> WRITTEN INSTRUCTION
Beneath this line are entries. Copy the range from the line with "Generate a Python" to the line with "plt.rcParams['font.family'] = ['DejaVu Sans']", ends included, exactly; leave pictures out.

(Figure scripts)
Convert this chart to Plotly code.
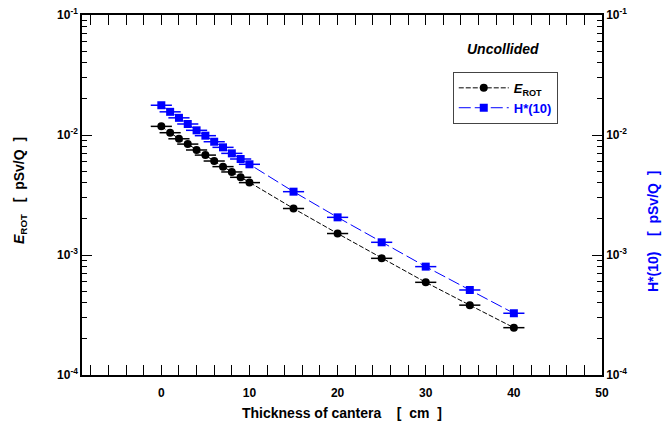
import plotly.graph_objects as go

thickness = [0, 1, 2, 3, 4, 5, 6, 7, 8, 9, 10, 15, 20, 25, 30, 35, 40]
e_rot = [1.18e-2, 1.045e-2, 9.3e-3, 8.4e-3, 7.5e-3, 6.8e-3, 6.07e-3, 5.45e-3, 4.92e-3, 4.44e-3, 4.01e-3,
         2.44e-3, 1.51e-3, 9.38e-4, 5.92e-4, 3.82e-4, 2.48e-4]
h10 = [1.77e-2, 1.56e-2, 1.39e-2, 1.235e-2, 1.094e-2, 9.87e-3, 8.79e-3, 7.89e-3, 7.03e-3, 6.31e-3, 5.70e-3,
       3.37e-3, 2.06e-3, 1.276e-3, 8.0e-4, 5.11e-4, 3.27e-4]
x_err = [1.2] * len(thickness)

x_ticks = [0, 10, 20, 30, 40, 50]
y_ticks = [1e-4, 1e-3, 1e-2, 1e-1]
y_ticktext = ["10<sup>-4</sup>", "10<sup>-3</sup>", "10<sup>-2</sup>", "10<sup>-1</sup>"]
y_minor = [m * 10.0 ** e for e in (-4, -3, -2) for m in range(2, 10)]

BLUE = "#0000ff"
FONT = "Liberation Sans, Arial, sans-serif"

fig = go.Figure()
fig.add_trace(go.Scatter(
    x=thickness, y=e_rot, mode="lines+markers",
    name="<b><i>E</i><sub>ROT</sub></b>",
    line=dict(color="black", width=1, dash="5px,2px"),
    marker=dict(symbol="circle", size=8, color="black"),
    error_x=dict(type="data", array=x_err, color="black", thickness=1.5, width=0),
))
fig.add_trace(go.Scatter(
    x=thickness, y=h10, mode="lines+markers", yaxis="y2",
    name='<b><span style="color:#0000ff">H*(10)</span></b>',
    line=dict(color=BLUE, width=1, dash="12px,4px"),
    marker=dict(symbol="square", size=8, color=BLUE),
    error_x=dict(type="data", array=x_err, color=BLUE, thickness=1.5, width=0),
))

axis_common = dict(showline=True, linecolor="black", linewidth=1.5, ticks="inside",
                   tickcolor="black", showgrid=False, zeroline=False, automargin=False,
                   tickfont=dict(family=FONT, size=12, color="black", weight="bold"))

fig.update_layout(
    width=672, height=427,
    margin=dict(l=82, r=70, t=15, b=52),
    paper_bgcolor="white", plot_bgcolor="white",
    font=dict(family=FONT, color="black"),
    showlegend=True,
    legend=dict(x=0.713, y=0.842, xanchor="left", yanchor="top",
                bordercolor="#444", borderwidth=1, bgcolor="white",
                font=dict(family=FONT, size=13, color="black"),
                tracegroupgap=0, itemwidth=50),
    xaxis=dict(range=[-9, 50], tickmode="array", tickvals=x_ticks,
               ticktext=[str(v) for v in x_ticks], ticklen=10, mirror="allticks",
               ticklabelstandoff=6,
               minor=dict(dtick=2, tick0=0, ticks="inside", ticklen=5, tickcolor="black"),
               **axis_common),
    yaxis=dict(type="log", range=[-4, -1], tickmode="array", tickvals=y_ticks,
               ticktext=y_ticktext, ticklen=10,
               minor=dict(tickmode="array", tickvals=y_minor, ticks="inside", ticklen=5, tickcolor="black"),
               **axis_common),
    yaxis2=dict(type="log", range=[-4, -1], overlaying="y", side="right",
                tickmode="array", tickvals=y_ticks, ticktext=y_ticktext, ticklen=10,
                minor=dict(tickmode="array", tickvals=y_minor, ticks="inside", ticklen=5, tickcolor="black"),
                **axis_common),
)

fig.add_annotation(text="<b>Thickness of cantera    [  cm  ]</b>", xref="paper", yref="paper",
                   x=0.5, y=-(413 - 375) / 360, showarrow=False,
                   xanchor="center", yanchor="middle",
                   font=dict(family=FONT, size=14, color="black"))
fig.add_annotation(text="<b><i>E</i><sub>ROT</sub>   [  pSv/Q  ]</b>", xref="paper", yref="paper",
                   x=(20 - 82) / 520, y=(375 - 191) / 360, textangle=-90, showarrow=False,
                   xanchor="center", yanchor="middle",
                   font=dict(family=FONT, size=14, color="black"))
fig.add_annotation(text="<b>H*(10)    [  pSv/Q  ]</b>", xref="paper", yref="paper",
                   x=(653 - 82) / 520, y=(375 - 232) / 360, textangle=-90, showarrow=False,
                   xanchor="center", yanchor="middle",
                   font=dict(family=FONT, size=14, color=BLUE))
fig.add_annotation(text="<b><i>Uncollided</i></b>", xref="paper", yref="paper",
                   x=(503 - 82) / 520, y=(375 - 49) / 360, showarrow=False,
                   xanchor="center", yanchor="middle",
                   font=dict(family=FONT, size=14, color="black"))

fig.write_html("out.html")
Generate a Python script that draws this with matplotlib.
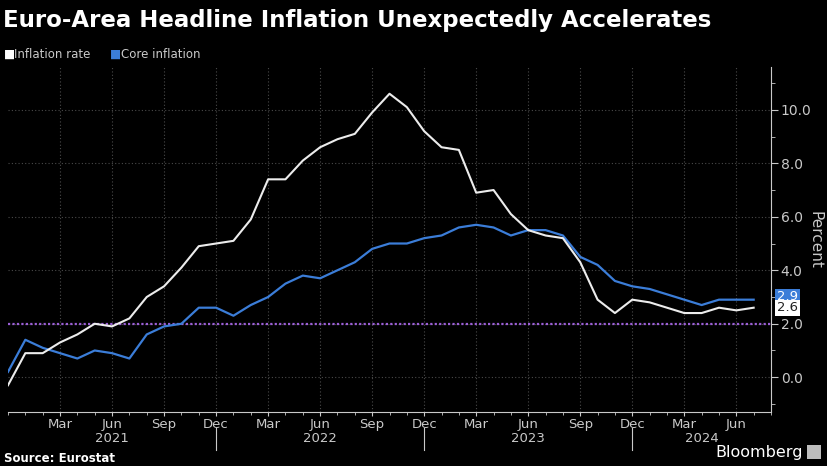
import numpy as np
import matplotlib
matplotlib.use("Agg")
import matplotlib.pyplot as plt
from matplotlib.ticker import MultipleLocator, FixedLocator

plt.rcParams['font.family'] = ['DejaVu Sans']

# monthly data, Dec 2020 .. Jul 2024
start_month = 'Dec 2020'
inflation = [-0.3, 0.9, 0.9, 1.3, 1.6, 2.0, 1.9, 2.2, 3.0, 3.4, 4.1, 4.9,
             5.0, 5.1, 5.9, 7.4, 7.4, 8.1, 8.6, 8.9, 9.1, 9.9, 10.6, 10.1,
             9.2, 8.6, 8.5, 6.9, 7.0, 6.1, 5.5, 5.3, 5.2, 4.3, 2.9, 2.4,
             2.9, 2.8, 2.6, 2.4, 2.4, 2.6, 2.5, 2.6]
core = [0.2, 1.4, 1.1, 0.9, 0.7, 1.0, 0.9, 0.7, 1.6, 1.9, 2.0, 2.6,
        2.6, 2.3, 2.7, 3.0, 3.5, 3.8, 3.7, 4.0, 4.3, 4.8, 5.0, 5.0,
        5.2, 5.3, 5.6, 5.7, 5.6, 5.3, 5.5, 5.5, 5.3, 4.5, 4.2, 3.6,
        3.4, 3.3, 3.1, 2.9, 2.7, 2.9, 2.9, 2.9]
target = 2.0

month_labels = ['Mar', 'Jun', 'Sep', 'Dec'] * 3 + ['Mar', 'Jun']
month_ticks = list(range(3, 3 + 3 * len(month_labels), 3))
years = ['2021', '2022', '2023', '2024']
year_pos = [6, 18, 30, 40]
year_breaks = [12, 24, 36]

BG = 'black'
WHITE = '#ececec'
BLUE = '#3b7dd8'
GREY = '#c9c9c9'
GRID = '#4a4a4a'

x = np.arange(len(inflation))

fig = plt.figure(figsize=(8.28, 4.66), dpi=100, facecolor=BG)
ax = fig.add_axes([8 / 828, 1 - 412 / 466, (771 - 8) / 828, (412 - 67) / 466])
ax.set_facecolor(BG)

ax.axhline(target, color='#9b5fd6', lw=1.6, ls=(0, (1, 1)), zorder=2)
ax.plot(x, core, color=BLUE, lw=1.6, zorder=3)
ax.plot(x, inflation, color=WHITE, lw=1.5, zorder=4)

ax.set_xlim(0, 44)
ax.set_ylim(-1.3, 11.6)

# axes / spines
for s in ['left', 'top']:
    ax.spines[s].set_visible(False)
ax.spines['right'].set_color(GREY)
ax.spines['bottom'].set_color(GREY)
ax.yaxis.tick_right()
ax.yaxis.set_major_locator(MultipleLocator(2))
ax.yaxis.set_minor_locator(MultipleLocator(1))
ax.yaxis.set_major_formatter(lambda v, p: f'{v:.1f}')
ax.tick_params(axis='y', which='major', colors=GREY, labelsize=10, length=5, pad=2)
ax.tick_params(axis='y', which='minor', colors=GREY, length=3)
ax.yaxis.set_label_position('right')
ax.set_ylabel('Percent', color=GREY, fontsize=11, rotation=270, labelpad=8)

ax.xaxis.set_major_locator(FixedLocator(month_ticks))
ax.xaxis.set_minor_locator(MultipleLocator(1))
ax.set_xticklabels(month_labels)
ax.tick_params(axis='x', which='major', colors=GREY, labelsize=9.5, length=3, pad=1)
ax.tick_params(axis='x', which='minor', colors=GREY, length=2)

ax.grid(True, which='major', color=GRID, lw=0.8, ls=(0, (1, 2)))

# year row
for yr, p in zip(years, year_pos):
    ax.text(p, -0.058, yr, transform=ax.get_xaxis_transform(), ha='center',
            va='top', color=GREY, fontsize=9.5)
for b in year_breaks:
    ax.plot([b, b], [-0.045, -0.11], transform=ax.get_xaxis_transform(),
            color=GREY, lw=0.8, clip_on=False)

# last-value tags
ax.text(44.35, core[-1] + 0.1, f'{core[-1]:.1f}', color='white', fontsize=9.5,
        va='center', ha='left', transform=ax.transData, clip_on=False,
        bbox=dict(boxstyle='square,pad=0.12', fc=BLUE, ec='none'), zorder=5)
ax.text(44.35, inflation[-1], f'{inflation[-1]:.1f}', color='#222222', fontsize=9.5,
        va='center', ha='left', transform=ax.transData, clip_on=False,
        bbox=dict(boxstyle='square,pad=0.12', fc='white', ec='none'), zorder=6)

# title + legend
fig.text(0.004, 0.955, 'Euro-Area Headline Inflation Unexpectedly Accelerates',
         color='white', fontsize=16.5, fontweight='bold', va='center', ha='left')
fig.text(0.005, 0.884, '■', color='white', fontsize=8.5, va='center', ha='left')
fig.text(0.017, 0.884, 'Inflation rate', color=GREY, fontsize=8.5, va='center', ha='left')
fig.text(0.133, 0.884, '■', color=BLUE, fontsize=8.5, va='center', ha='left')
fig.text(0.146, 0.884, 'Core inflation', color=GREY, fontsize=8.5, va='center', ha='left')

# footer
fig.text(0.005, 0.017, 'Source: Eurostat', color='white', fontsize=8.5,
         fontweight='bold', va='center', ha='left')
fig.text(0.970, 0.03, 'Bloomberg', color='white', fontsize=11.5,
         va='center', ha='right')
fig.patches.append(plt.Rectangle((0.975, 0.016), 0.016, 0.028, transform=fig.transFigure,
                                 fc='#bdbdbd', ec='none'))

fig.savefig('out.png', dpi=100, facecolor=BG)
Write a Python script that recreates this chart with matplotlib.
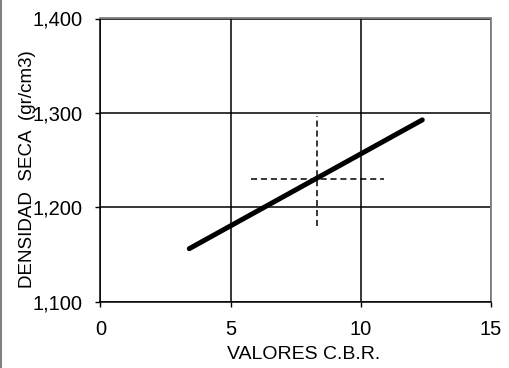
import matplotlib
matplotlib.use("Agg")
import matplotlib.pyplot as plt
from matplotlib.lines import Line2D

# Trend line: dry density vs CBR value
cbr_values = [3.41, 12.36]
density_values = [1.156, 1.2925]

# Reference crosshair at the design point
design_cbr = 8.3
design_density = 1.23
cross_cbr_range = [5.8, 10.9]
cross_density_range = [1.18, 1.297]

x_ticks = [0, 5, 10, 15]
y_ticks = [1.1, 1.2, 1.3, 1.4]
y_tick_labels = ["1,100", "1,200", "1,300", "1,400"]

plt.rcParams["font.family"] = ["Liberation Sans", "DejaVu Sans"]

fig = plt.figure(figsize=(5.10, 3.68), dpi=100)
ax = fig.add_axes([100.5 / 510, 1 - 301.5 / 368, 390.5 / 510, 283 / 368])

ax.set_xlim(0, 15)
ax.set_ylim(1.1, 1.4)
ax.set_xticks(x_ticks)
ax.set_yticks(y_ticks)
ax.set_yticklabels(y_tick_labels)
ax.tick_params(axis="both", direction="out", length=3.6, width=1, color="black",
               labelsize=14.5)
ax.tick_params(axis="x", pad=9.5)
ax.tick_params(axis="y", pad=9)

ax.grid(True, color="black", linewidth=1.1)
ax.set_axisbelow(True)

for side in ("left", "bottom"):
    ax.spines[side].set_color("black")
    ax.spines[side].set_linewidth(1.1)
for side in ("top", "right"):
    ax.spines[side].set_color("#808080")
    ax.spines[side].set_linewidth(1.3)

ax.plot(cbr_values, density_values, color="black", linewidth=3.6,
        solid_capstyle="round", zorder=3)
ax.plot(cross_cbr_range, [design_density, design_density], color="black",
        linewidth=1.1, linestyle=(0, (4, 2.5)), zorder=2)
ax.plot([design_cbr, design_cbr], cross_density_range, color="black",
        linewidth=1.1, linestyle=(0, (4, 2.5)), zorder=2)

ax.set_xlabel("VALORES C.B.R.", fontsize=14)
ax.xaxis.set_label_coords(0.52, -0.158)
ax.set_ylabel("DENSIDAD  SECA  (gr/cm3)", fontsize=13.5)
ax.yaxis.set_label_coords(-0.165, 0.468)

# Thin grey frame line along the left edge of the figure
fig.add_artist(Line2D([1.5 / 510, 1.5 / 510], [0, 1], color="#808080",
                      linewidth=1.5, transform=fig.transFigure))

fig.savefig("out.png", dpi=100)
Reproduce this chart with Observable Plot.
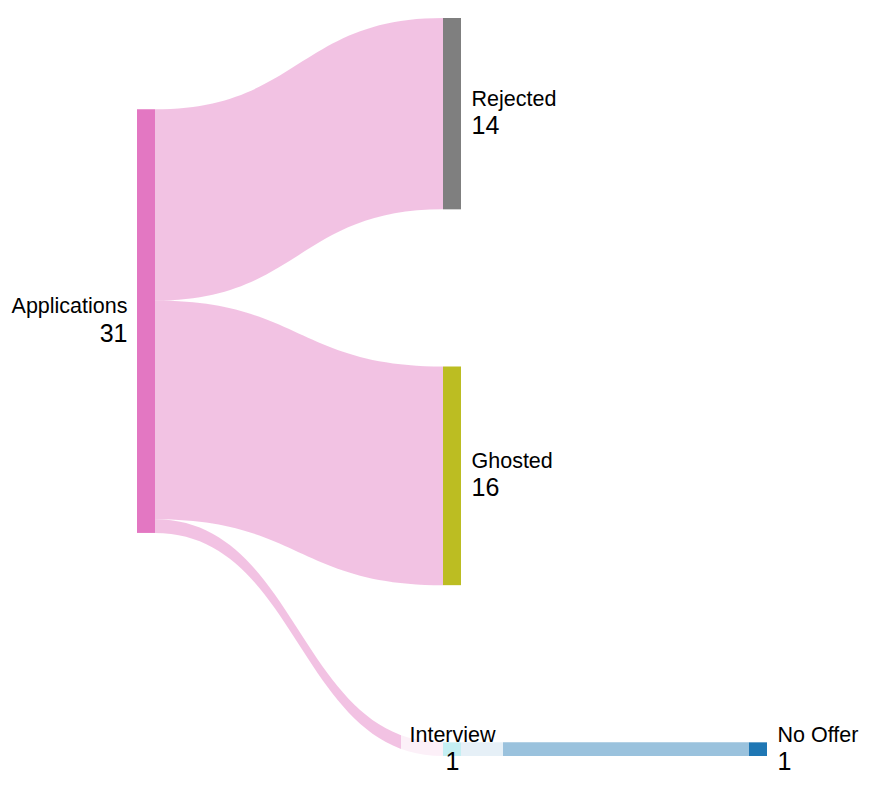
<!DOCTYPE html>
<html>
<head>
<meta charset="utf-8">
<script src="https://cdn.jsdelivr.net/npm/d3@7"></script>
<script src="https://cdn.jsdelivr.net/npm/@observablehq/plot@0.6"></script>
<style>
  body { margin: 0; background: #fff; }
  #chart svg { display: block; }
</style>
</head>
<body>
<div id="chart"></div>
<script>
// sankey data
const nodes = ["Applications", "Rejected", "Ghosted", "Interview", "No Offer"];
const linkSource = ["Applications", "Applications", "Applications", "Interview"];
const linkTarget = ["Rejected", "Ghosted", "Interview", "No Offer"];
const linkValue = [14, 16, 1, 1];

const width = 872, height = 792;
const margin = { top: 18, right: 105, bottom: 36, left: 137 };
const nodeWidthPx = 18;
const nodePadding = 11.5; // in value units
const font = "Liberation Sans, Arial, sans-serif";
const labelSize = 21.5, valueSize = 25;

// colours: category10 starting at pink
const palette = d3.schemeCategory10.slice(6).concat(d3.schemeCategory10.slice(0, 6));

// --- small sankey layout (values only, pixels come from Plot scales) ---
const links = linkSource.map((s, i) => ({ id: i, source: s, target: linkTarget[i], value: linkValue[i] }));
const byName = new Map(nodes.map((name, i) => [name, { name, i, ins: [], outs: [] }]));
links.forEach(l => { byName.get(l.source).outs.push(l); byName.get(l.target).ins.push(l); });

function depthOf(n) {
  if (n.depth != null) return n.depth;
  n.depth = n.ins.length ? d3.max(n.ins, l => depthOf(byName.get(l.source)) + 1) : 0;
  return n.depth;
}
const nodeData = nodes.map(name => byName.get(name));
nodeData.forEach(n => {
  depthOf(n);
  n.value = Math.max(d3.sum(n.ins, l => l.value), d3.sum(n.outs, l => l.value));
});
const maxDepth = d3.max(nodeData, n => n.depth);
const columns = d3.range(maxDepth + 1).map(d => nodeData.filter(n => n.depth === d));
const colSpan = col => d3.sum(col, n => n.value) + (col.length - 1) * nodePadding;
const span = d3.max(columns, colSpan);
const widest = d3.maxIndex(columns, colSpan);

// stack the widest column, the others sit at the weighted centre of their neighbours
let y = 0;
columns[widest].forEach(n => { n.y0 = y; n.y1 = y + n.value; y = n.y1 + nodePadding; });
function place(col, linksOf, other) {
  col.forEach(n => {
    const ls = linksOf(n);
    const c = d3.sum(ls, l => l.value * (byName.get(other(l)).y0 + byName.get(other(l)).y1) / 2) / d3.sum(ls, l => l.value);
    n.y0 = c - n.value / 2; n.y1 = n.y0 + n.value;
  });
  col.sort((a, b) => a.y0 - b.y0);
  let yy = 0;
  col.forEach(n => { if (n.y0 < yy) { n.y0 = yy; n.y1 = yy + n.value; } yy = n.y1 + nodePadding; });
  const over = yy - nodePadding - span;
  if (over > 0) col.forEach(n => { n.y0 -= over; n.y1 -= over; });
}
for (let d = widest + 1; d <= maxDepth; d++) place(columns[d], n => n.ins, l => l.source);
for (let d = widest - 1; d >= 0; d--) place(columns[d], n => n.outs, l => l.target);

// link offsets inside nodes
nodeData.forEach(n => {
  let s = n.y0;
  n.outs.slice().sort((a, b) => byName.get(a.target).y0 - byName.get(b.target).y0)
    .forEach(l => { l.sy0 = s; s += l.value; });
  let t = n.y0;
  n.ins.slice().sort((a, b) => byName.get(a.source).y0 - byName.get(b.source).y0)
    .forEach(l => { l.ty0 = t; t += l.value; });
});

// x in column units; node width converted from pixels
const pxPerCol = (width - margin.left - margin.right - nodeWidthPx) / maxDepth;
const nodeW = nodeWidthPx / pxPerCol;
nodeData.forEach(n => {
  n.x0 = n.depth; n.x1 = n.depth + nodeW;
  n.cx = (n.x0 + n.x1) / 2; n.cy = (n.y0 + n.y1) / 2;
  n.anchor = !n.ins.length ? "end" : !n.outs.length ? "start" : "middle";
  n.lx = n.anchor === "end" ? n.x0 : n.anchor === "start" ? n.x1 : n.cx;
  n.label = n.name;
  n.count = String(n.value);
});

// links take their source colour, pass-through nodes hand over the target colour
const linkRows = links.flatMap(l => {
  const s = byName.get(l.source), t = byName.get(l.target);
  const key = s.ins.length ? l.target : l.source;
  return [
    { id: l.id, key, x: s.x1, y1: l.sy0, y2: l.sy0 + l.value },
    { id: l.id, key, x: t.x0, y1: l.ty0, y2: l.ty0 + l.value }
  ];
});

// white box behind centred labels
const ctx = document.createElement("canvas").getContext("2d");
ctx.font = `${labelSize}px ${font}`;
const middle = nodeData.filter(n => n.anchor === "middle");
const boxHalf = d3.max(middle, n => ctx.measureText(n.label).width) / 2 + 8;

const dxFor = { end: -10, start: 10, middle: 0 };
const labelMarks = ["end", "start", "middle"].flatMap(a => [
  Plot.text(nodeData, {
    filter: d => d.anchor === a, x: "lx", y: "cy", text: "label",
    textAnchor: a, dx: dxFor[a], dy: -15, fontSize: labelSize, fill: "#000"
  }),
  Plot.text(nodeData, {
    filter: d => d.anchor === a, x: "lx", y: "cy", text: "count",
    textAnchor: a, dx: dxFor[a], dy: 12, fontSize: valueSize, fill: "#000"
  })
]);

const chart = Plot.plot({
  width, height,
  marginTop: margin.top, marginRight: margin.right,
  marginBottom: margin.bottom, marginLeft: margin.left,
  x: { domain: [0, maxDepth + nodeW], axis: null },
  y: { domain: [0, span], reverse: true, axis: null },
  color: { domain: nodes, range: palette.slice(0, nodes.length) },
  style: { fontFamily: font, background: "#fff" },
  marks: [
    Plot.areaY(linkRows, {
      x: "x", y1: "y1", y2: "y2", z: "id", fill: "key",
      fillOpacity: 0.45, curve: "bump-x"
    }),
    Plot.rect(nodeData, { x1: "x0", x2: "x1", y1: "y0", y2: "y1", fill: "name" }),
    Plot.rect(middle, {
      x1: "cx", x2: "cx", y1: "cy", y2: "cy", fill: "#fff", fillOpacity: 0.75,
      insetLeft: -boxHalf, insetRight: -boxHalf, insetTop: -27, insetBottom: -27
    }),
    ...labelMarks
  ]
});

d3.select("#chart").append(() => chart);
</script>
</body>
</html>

> RESPONSE
Generate a Python script that draws this with matplotlib.
import numpy as np
import matplotlib
matplotlib.use("Agg")
import matplotlib.pyplot as plt
from matplotlib.ticker import MultipleLocator, FixedLocator

plt.rcParams['font.family'] = ['DejaVu Sans']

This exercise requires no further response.